**COLLECTED MATERIAL:**
— START —

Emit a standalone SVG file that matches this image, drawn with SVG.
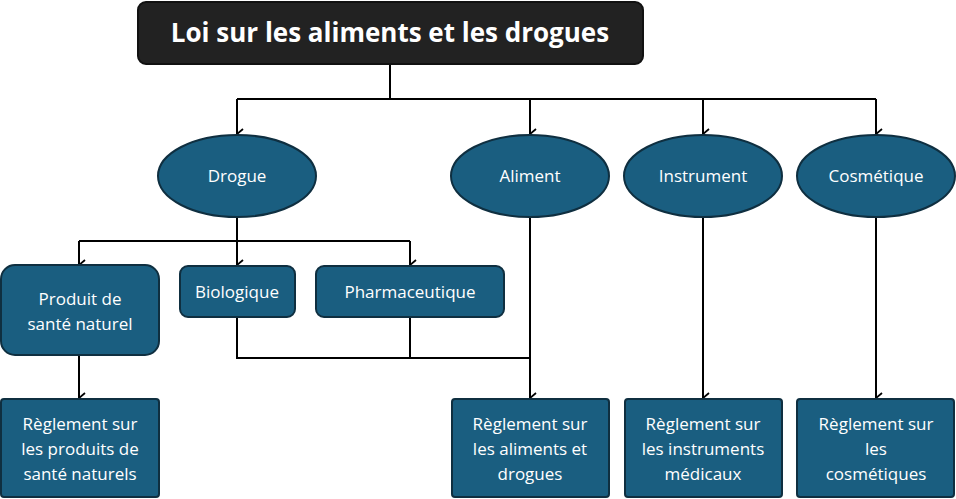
<svg xmlns="http://www.w3.org/2000/svg" width="956" height="499" viewBox="0 0 956 499">
<defs>
<style>
.n{fill:#1a5e80;stroke:#0f2f40;stroke-width:2}
.t{fill:#fff;font-family:"Open Sans","Liberation Sans",sans-serif;font-size:17px;text-anchor:middle}
.c{fill:none;stroke:#000;stroke-width:2}
</style>
<marker id="a" viewBox="0 0 12 12" refX="6" refY="11" markerWidth="12" markerHeight="12" markerUnits="userSpaceOnUse" orient="auto-start-reverse">
<path d="M1,5 L6,11 L11,5" fill="none" stroke="#000" stroke-width="1.8"/>
</marker>
</defs>
<rect width="956" height="499" fill="#fff"/>
<g id="connectors" class="c">
<path d="M390,64 V99 M237,99 H876"/>
<path d="M237,99 V134" marker-end="url(#a)"/>
<path d="M530,99 V134" marker-end="url(#a)"/>
<path d="M703,99 V134" marker-end="url(#a)"/>
<path d="M876,99 V134" marker-end="url(#a)"/>
<path d="M237,217 V241 M79,241 H410"/>
<path d="M79,241 V265" marker-end="url(#a)"/>
<path d="M237,241 V265" marker-end="url(#a)"/>
<path d="M410,241 V265" marker-end="url(#a)"/>
<path d="M237,317 V358 H530 M410,317 V358"/>
<path d="M530,217 V398" marker-end="url(#a)"/>
<path d="M703,217 V398" marker-end="url(#a)"/>
<path d="M876,217 V398" marker-end="url(#a)"/>
<path d="M79,355 V398" marker-end="url(#a)"/>
</g>
<g id="title"><rect x="138" y="2" width="505" height="62" rx="8" fill="#222" stroke="#111" stroke-width="2"/>
<text x="390" y="42" fill="#fff" font-family="'Open Sans','Liberation Sans',sans-serif" font-size="26" font-weight="bold" text-anchor="middle">Loi sur les aliments et les drogues</text></g>
<g id="drogue"><ellipse class="n" cx="237" cy="176" rx="79" ry="41"/><text class="t" x="237" y="182">Drogue</text></g>
<g id="aliment"><ellipse class="n" cx="530" cy="176" rx="79" ry="41"/><text class="t" x="530" y="182">Aliment</text></g>
<g id="instrument"><ellipse class="n" cx="703" cy="176" rx="79" ry="41"/><text class="t" x="703" y="182">Instrument</text></g>
<g id="cosmetique"><ellipse class="n" cx="876" cy="176" rx="79" ry="41"/><text class="t" x="876" y="182">Cosmétique</text></g>
<g id="psn"><rect class="n" x="1" y="265" width="158" height="90" rx="14"/><text class="t" x="80" y="305">Produit de</text><text class="t" x="80" y="330">santé naturel</text></g>
<g id="bio"><rect class="n" x="180" y="266" width="115" height="51" rx="8"/><text class="t" x="237" y="298">Biologique</text></g>
<g id="pharma"><rect class="n" x="316" y="266" width="188" height="51" rx="8"/><text class="t" x="410" y="298">Pharmaceutique</text></g>
<g id="r1"><rect class="n" x="1" y="399" width="158" height="98" rx="3"/><text class="t" x="80" y="430">Règlement sur</text><text class="t" x="80" y="455">les produits de</text><text class="t" x="80" y="480">santé naturels</text></g>
<g id="r2"><rect class="n" x="452" y="399" width="157" height="98" rx="3"/><text class="t" x="530" y="430">Règlement sur</text><text class="t" x="530" y="455">les aliments et</text><text class="t" x="530" y="480">drogues</text></g>
<g id="r3"><rect class="n" x="625" y="399" width="157" height="98" rx="3"/><text class="t" x="703" y="430">Règlement sur</text><text class="t" x="703" y="455">les instruments</text><text class="t" x="703" y="480">médicaux</text></g>
<g id="r4"><rect class="n" x="797" y="399" width="157" height="98" rx="3"/><text class="t" x="876" y="430">Règlement sur</text><text class="t" x="876" y="455">les</text><text class="t" x="876" y="480">cosmétiques</text></g>
</svg>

— END —

**PROBLEM TO WORK ON:** Keep every word of the data as it is when you write it out, but drop the pictures.

**EXERCISE OUTPUT:**
Emit a standalone SVG file that matches this image, drawn with SVG.
<svg xmlns="http://www.w3.org/2000/svg" width="956" height="499" viewBox="0 0 956 499">
<defs>
<style>
.n{fill:#1a5e80;stroke:#0f2f40;stroke-width:2}
.t{fill:#fff;font-family:"Open Sans","Liberation Sans",sans-serif;font-size:17px;text-anchor:middle}
.c{fill:none;stroke:#000;stroke-width:2}
</style>
<marker id="a" viewBox="0 0 12 12" refX="6" refY="11" markerWidth="12" markerHeight="12" markerUnits="userSpaceOnUse" orient="auto-start-reverse">
<path d="M1,5 L6,11 L11,5" fill="none" stroke="#000" stroke-width="1.8"/>
</marker>
</defs>
<rect width="956" height="499" fill="#fff"/>
<g id="connectors" class="c">
<path d="M390,64 V99 M237,99 H876"/>
<path d="M237,99 V134" marker-end="url(#a)"/>
<path d="M530,99 V134" marker-end="url(#a)"/>
<path d="M703,99 V134" marker-end="url(#a)"/>
<path d="M876,99 V134" marker-end="url(#a)"/>
<path d="M237,217 V241 M79,241 H410"/>
<path d="M79,241 V265" marker-end="url(#a)"/>
<path d="M237,241 V265" marker-end="url(#a)"/>
<path d="M410,241 V265" marker-end="url(#a)"/>
<path d="M237,317 V358 H530 M410,317 V358"/>
<path d="M530,217 V398" marker-end="url(#a)"/>
<path d="M703,217 V398" marker-end="url(#a)"/>
<path d="M876,217 V398" marker-end="url(#a)"/>
<path d="M79,355 V398" marker-end="url(#a)"/>
</g>
<g id="title"><rect x="138" y="2" width="505" height="62" rx="8" fill="#222" stroke="#111" stroke-width="2"/>
<text x="390" y="42" fill="#fff" font-family="'Open Sans','Liberation Sans',sans-serif" font-size="26" font-weight="bold" text-anchor="middle">Loi sur les aliments et les drogues</text></g>
<g id="drogue"><ellipse class="n" cx="237" cy="176" rx="79" ry="41"/><text class="t" x="237" y="182">Drogue</text></g>
<g id="aliment"><ellipse class="n" cx="530" cy="176" rx="79" ry="41"/><text class="t" x="530" y="182">Aliment</text></g>
<g id="instrument"><ellipse class="n" cx="703" cy="176" rx="79" ry="41"/><text class="t" x="703" y="182">Instrument</text></g>
<g id="cosmetique"><ellipse class="n" cx="876" cy="176" rx="79" ry="41"/><text class="t" x="876" y="182">Cosmétique</text></g>
<g id="psn"><rect class="n" x="1" y="265" width="158" height="90" rx="14"/><text class="t" x="80" y="305">Produit de</text><text class="t" x="80" y="330">santé naturel</text></g>
<g id="bio"><rect class="n" x="180" y="266" width="115" height="51" rx="8"/><text class="t" x="237" y="298">Biologique</text></g>
<g id="pharma"><rect class="n" x="316" y="266" width="188" height="51" rx="8"/><text class="t" x="410" y="298">Pharmaceutique</text></g>
<g id="r1"><rect class="n" x="1" y="399" width="158" height="98" rx="3"/><text class="t" x="80" y="430">Règlement sur</text><text class="t" x="80" y="455">les produits de</text><text class="t" x="80" y="480">santé naturels</text></g>
<g id="r2"><rect class="n" x="452" y="399" width="157" height="98" rx="3"/><text class="t" x="530" y="430">Règlement sur</text><text class="t" x="530" y="455">les aliments et</text><text class="t" x="530" y="480">drogues</text></g>
<g id="r3"><rect class="n" x="625" y="399" width="157" height="98" rx="3"/><text class="t" x="703" y="430">Règlement sur</text><text class="t" x="703" y="455">les instruments</text><text class="t" x="703" y="480">médicaux</text></g>
<g id="r4"><rect class="n" x="797" y="399" width="157" height="98" rx="3"/><text class="t" x="876" y="430">Règlement sur</text><text class="t" x="876" y="455">les</text><text class="t" x="876" y="480">cosmétiques</text></g>
</svg>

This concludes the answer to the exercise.